Из Свердловска поезд шел пятеро суток. Весь путь я решала, сойти ли перед Москвой на последней остановке и дальше идти пешком? Или сыграть ва-банк — в многолюдье вокзала скорее проскочишь? Повторю, пропуска на въезд в Москву у меня не было. Решила рискнуть. И выиграла. Пристроившись к хромому старцу и поднеся его саквояж, чему он сердечно обрадовался, подыграв мне со всей искренностью, я проскользнула через военный патруль у дверей вокзала. Роль подростка при старом инвалиде мне удалась на славу. Я — в Москве.

На трамвае, с пересадками, я добралась до Митиной квартиры на Щепкинском. Я знала, что Мита не поехала с театром и осталась в Москве. Но сообщить ей о своей попытке пробраться в столицу возможности не было никакой. Я свалилась как снег на голову. На мою удачу, Мита сама открыла мне дверь и всплеснула руками. Ты откуда? После приветствий и объятий мой взгляд упал на белую булку, которую почему-то именуют у нас французской, лежавшую на круглом обеденном столе. Есть хотелось отчаянно. Подводило живот, тошнило. А французскую булку я видела так давно, что забыла о ее существовании на свете.

— А можно ее кушать?.. Мита прослезилась.

Проговорив целую ночь напролет, поутру мы вдвоем пошли в помещение училища на Пушечной. Сердце мое колотилось, как после трудной сольной вариации. Вот-вот выскочит. Моему приходу обрадовались. Никто и не стал допытываться, как я добралась в закрытый город. Был ли у меня пропуск, с мамой или без.

Последний, выпускной класс вела Мария Михайловна Леонтьева (Е.П.Гердт была в эвакуации), тоже бывшая танцовщица Мариинского театра. Пишу и дивлюсь сама — все мои истоки из Петербурга. Хотя и по рождению, и по складу характера я сущая москвичка. Мария Михайловна согласилась меня взять, не страшась пропущенного мною года.

— Ты должна будешь лезть из кожи, чтобы наверстать упущенное. Твои данные — тебе в помощь. Я в тебя верю.
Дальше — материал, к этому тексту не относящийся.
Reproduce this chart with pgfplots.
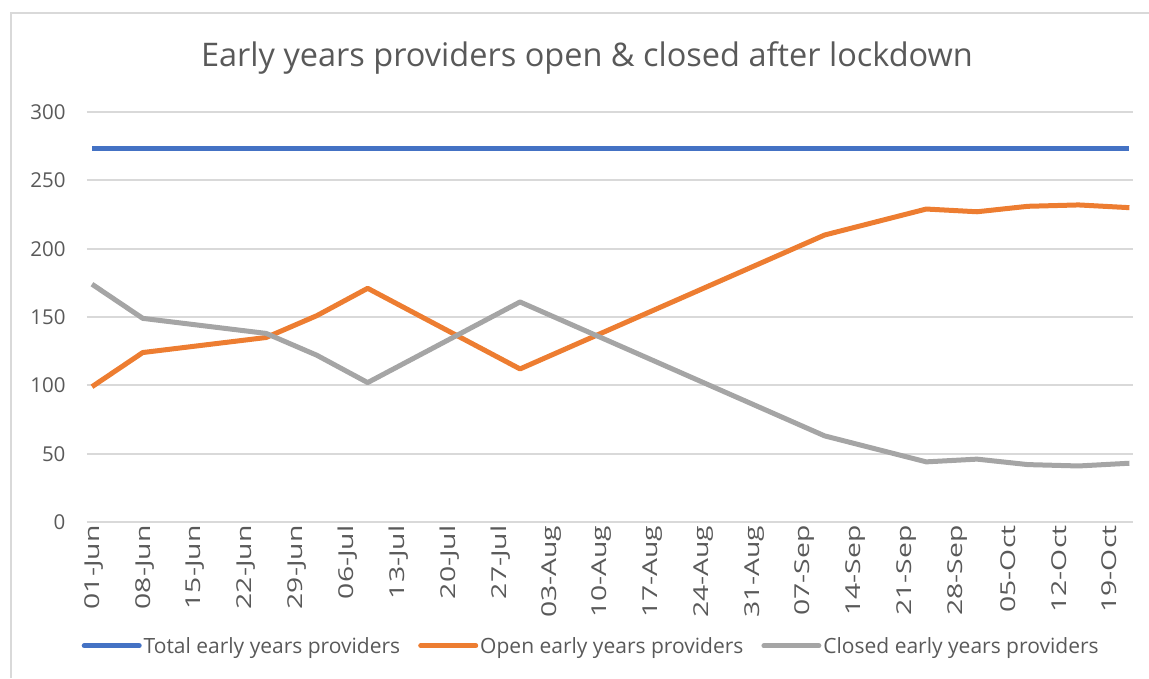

Восстанавливайся…

На работу я набросилась с ожесточением. Мне нравилось опять стоять у станка, выполнять задаваемые комбинации, видеть себя в зеркале. За свердловский год я вытянулась, но исхудала изрядно. Больше четырнадцати лет дать мне было нельзя.

Леонтьева оказалась покладистой, внимательной учительницей. Она знала историю моей семьи и проявляла ко мне тепло и участливость. На мариинской сцене М.М. перетанцевала все партии солисток — двойки, тройки, всевозможных солирующих фей. Она понимала в балете и цепким глазом ухватывала наши промахи. Особенно заботилась, чтобы спина была профессионально прямой. Говорила М.М. басом, так как была заядлой курильщицей. Всегда аккуратно, гладко причесанная, подтянутая, спокойная. С Леонтьевой я прозанималась чуть более полугода. Подходил срок выпускного экзамена. Ни о какой сцене, оркестре речи быть не могло. Мы должны станцевать в шестом — самом просторном — зале училища по сольной вариации, а до нее проявить себя в общем классе. Я приготовила с М.М. вариацию повелительницы дриад из «Дон Кихота».

Настал день экзамена. Это был конец марта 1943 года. Война продолжалась. Мама была еще в Свердловске. Все ждали открытия второго фронта. Ругали союзников за затяжку. Радовались сообщениям Информбюро об отбитых обратно у немцев городах. Слушали звенящий голос Левитана, зачитывающего по радио приказы Верховного Главнокомандующего.

В шестой зал набилось много народу. Но специального ничего не было. Комиссия за узким столом, знакомые лица, тандю, батманы, середина, прыжки, пальцы… Все было сугубо по-деловому, без цветов и оваций. Все мы знали, что в театр нас зачислят. Оставшаяся в Москве часть труппы нуждалась в пополнении. Но волнение было, как без него…

Настал мой черед. Моя вариация. Я вся натянулась, как тетива лука. Изготовилась. И вдруг слышу чужую музыку. Наш пианист перепутал порядок вариаций. Я не шелохнулась. Со старанием и темпераментом звучит «не моя» музыка. Я стою. Легкий шум в шестом зале. Леонтьева властным окриком останавливает концертмейстера.

— Играйте Дриаду. Плисецкая танцует повелительницу…

Все проходит гладко. Экзамен сдан. Мне ставят пятерку. Школа позади. Война продолжается. Но теперь впереди моя собственная война. За место в жизни.